Analysis-How Korean stocks turned from trusty bellwether to AI frenzy

July 17, 2026 4:16 AM EDT

A currency dealer walks in front of an electronic board displaying SK Hynix and Samsung Electronics stock prices and the Korea Composite Stock Price Index (KOSPI) at the dealing room of a bank in Seoul, South Korea, July 16, 2026. REUTERS/Kim Hong-Ji

By Ankur Banerjee, Gregor Stuart Hunter and Jihoon Lee

SINGAPORE, July ‌17 (Reuters) - Billions of dollars in leveraged ​bets on South ​Korea's AI darlings have warped a stock market once revered as a reliable barometer of global growth into a wild casino, confounding both regulators and investors.

That volatility, felt on dealing desks from Tokyo to New York, has not only wreaked havoc with portfolios - it has also dramatically distorted investors' views on fundamentals ‌in South Korea, a market at the heart of the global AI boom.
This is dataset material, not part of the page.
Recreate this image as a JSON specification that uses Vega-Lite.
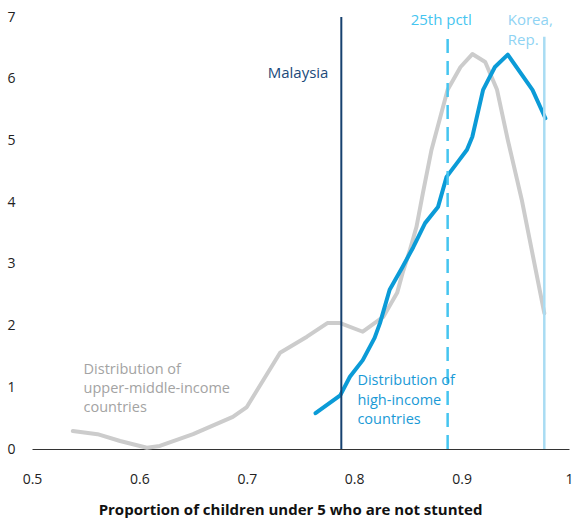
{
  "$schema": "https://vega.github.io/schema/vega-lite/v6.json",
  "width": 537,
  "height": 432,
  "autosize": "none",
  "padding": {"left": 32, "top": 17, "right": 7, "bottom": 73},
  "background": "white",
  "config": {"view": {"stroke": null}, "font": "Open Sans"},
  "datasets": {
    "curves": [
      {"series": "upper", "x": 0.538, "y": 0.29},
      {"series": "upper", "x": 0.561, "y": 0.24},
      {"series": "upper", "x": 0.582, "y": 0.13},
      {"series": "upper", "x": 0.607, "y": 0.02},
      {"series": "upper", "x": 0.619, "y": 0.05},
      {"series": "upper", "x": 0.650, "y": 0.24},
      {"series": "upper", "x": 0.687, "y": 0.52},
      {"series": "upper", "x": 0.700, "y": 0.68},
      {"series": "upper", "x": 0.731, "y": 1.56},
      {"series": "upper", "x": 0.756, "y": 1.82},
      {"series": "upper", "x": 0.775, "y": 2.04},
      {"series": "upper", "x": 0.787, "y": 2.04},
      {"series": "upper", "x": 0.808, "y": 1.90},
      {"series": "upper", "x": 0.827, "y": 2.14},
      {"series": "upper", "x": 0.840, "y": 2.53},
      {"series": "upper", "x": 0.845, "y": 2.85},
      {"series": "upper", "x": 0.852, "y": 3.23},
      {"series": "upper", "x": 0.858, "y": 3.60},
      {"series": "upper", "x": 0.864, "y": 4.15},
      {"series": "upper", "x": 0.872, "y": 4.85},
      {"series": "upper", "x": 0.887, "y": 5.82},
      {"series": "upper", "x": 0.899, "y": 6.19},
      {"series": "upper", "x": 0.910, "y": 6.40},
      {"series": "upper", "x": 0.922, "y": 6.27},
      {"series": "upper", "x": 0.933, "y": 5.82},
      {"series": "upper", "x": 0.943, "y": 5.01},
      {"series": "upper", "x": 0.956, "y": 4.04},
      {"series": "upper", "x": 0.977, "y": 2.20},
      {"series": "high", "x": 0.764, "y": 0.58},
      {"series": "high", "x": 0.787, "y": 0.87},
      {"series": "high", "x": 0.796, "y": 1.17},
      {"series": "high", "x": 0.808, "y": 1.44},
      {"series": "high", "x": 0.819, "y": 1.80},
      {"series": "high", "x": 0.824, "y": 2.04},
      {"series": "high", "x": 0.833, "y": 2.58},
      {"series": "high", "x": 0.845, "y": 2.95},
      {"series": "high", "x": 0.855, "y": 3.27},
      {"series": "high", "x": 0.866, "y": 3.66},
      {"series": "high", "x": 0.878, "y": 3.92},
      {"series": "high", "x": 0.886, "y": 4.41},
      {"series": "high", "x": 0.896, "y": 4.64},
      {"series": "high", "x": 0.905, "y": 4.85},
      {"series": "high", "x": 0.910, "y": 5.06},
      {"series": "high", "x": 0.920, "y": 5.82},
      {"series": "high", "x": 0.931, "y": 6.19},
      {"series": "high", "x": 0.943, "y": 6.39},
      {"series": "high", "x": 0.966, "y": 5.82},
      {"series": "high", "x": 0.978, "y": 5.36}
    ],
    "rules": [
      {"name": "Malaysia", "x": 0.788, "y0": 0, "y1": 7},
      {"name": "25th pctl", "x": 0.887, "y0": 0, "y1": 6.68},
      {"name": "Korea", "x": 0.977, "y0": 0, "y1": 6.68}
    ],
    "labels": [
      {"name": "Malaysia", "x": 0.776, "y": 6.09, "text": "Malaysia"},
      {"name": "25th pctl", "x": 0.881, "y": 6.95, "text": "25th pctl"},
      {"name": "Korea", "x": 0.943, "y": 7.07, "text": "Korea,\nRep."},
      {"name": "high", "x": 0.803, "y": 1.21, "text": "Distribution of\nhigh-income\ncountries"},
      {"name": "upper", "x": 0.548, "y": 1.39, "text": "Distribution of\nupper-middle-income\ncountries"}
    ]
  },
  "layer": [
    {
      "data": {"name": "curves"},
      "mark": {"type": "line", "strokeWidth": 4, "strokeCap": "round", "strokeJoin": "round"},
      "encoding": {
        "x": {
          "field": "x", "type": "quantitative",
          "scale": {"domain": [0.5, 1], "nice": false},
          "axis": {
            "values": [0.5, 0.6, 0.7, 0.8, 0.9, 1],
            "format": "~g",
            "grid": false, "ticks": false,
            "domainColor": "#333333", "domainWidth": 1,
            "labelFontSize": 14, "labelColor": "#222222", "labelPadding": 23,
            "labelFlush": false,
            "title": "Proportion of children under 5 who are not stunted",
            "titleFontSize": 15, "titleFontWeight": "bold", "titleColor": "#111111",
            "titlePadding": 16, "titleX": 258, "titleAlign": "center", "titleAnchor": "middle"
          }
        },
        "y": {
          "field": "y", "type": "quantitative",
          "scale": {"domain": [0, 7], "nice": false},
          "axis": {
            "values": [0, 1, 2, 3, 4, 5, 6, 7],
            "format": "d",
            "grid": false, "ticks": false, "domain": false,
            "labelFontSize": 14, "labelColor": "#222222", "labelPadding": 17,
            "title": null
          }
        },
        "detail": {"field": "series"},
        "color": {
          "field": "series", "type": "nominal",
          "scale": {"domain": ["upper", "high"], "range": ["#cccccc", "#0b9bd7"]},
          "legend": null
        }
      }
    },
    {
      "data": {"name": "rules"},
      "transform": [{"filter": "datum.name === 'Malaysia'"}],
      "mark": {"type": "rule", "color": "#16416f", "strokeWidth": 2},
      "encoding": {
        "x": {"field": "x", "type": "quantitative"},
        "y": {"field": "y0", "type": "quantitative"},
        "y2": {"field": "y1"}
      }
    },
    {
      "data": {"name": "rules"},
      "transform": [{"filter": "datum.name === '25th pctl'"}],
      "mark": {"type": "rule", "color": "#45c5f0", "strokeWidth": 2.5, "strokeDash": [14, 8]},
      "encoding": {
        "x": {"field": "x", "type": "quantitative"},
        "y": {"field": "y0", "type": "quantitative"},
        "y2": {"field": "y1"}
      }
    },
    {
      "data": {"name": "rules"},
      "transform": [{"filter": "datum.name === 'Korea'"}],
      "mark": {"type": "rule", "color": "#a9dcf3", "strokeWidth": 2.5},
      "encoding": {
        "x": {"field": "x", "type": "quantitative"},
        "y": {"field": "y0", "type": "quantitative"},
        "y2": {"field": "y1"}
      }
    },
    {
      "data": {"name": "labels"},
      "transform": [{"filter": "datum.name === 'Malaysia'"}],
      "mark": {"type": "text", "align": "right", "baseline": "middle", "fontSize": 15, "color": "#1c4a7a"},
      "encoding": {
        "x": {"field": "x", "type": "quantitative"},
        "y": {"field": "y", "type": "quantitative"},
        "text": {"field": "text"}
      }
    },
    {
      "data": {"name": "labels"},
      "transform": [{"filter": "datum.name === '25th pctl'"}],
      "mark": {"type": "text", "align": "center", "baseline": "middle", "fontSize": 15, "color": "#45c5f0"},
      "encoding": {
        "x": {"field": "x", "type": "quantitative"},
        "y": {"field": "y", "type": "quantitative"},
        "text": {"field": "text"}
      }
    },
    {
      "data": {"name": "labels"},
      "transform": [{"filter": "datum.name === 'Korea'"}],
      "mark": {"type": "text", "align": "left", "baseline": "top", "fontSize": 15, "lineBreak": "\n", "lineHeight": 20, "color": "#8fd3f3"},
      "encoding": {
        "x": {"field": "x", "type": "quantitative"},
        "y": {"field": "y", "type": "quantitative"},
        "text": {"field": "text"}
      }
    },
    {
      "data": {"name": "labels"},
      "transform": [{"filter": "datum.name === 'high'"}],
      "mark": {"type": "text", "align": "left", "baseline": "top", "fontSize": 14.5, "lineBreak": "\n", "lineHeight": 19.5, "color": "#1a9ad6"},
      "encoding": {
        "x": {"field": "x", "type": "quantitative"},
        "y": {"field": "y", "type": "quantitative"},
        "text": {"field": "text"}
      }
    },
    {
      "data": {"name": "labels"},
      "transform": [{"filter": "datum.name === 'upper'"}],
      "mark": {"type": "text", "align": "left", "baseline": "top", "fontSize": 14.5, "lineBreak": "\n", "lineHeight": 19, "color": "#a3a3a3"},
      "encoding": {
        "x": {"field": "x", "type": "quantitative"},
        "y": {"field": "y", "type": "quantitative"},
        "text": {"field": "text"}
      }
    }
  ]
}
More than half of all stock market circuit breakers on the benchmark ⁠KOSPI - trading curbs activated when the index loses more than 8% for at least a minute - in South Korean history have occurred in the past six months alone.

"The index has decoupled from all of Korea's historical drivers," said ‌Alexander Redman, chief equity strategist at CLSA.

"Korea had been ‌an easy market for strategists, with long-term faithful relationships ... to (help) pick entry and exit points," he said.

Those relationships have since broken down and the main drivers of prices right now are capital flows from an explosion in single-stock leveraged funds, which promise amplified returns but have exacerbated volatility.

The main targets of such funds are chipmakers Samsung Electronics and ​SK Hynix, big winners in the AI supercycle that now account for more than half of the KOSPI.

The market is wandering from fundamentals. It is neither pricing the full extent of future earnings, with price-to-earnings ratios at Samsung and SK Hynix falling to below 5, nor responding to usually reliable economic correlations.

Volatility for the KOSPI has exploded and prices that ⁠once tracked U.S. benchmarks are now instead influencing Wall Street as a rally that doubled the index's market value in six months has turned sharply, losing 20% so far this month.

"In the past, if Korea drops 7% on the day, I ​would not be talking to you," Redman said. "Now it's normal. But it makes institutional investors increasingly concerned."

DIVORCED FROM FUNDAMENTALS

South Korean retail investors had 34.37 trillion won ($23 billion) in margin loans at stake this week, slightly down from a June record of 38.6 trillion won, in what's ​become one of the strangest bear markets in recent memory.

The rally rests not just on mountain of ‌borrowed cash but extremely concentrated bets routed through leveraged single-stock exchange traded funds.

Assets in a Hong Kong-listed twice levered SK Hynix fund are up more than 20 times since the start of the year to $7.78 billion, making it the largest of any such fund globally, with rebalancing flows ⁠big enough to tilt the market.

"Some of the single-name leveraged ETFs have four times the average volume of the underlying stock," said Florian Neto, head of investment for Asia at Amundi.

"When the assets under management are ballooning, we see the limits of the exercise of giving leverage on single names — this is sending some warning signals for us," he said.

Regulators are trying to walk between damping excesses, without raising worries about ⁠a wholesale crackdown that could spook investors and trigger the volatility they are trying to curb.

This week, South Korea sought to block new launches of single-stock leveraged funds.

From August 5, the minimum cash balance required ​to trade single-stock leveraged ETFs — including those listed abroad — will be tripled to 30 million won ($20,300).

"The volatility in the Korean equity market has been insane recently," said Mike Sell, head of global emerging market equities for London-based asset manager Alquity.

"So measures to restore a focus on fundamentals can only be welcomed...a return to rationality will be positive for long-term investors, in our view."

CAN LEVERAGE WIN?

To be sure, the market's transformation ‌has winners, not least the soaring chipmakers.

Insatiable investor appetite helped SK Hynix to the biggest U.S. capital raise by a foreign company on record last week, raising $26.5 billion.

"Speculative capital is actually making permanent changes to companies," said Michael Green, chief strategist and portfolio manager for Simplify ‌Asset Management.

Still, for investors, who according to Bank of America's fund manager survey think an AI bubble is the top tail risk facing markets, moves in the Korean market matter.

"I actually think it's right for ⁠pretty much every investor around the world to be paying very close attention ‌to what's happening in Korea," said Damien Boey, portfolio ​strategist at Wilson Asset Management in Sydney.

"The bull case is that earnings growth continues, the leverage wins out, and Korean equities fly. I don't think that the market action is telling you that the story is that simple."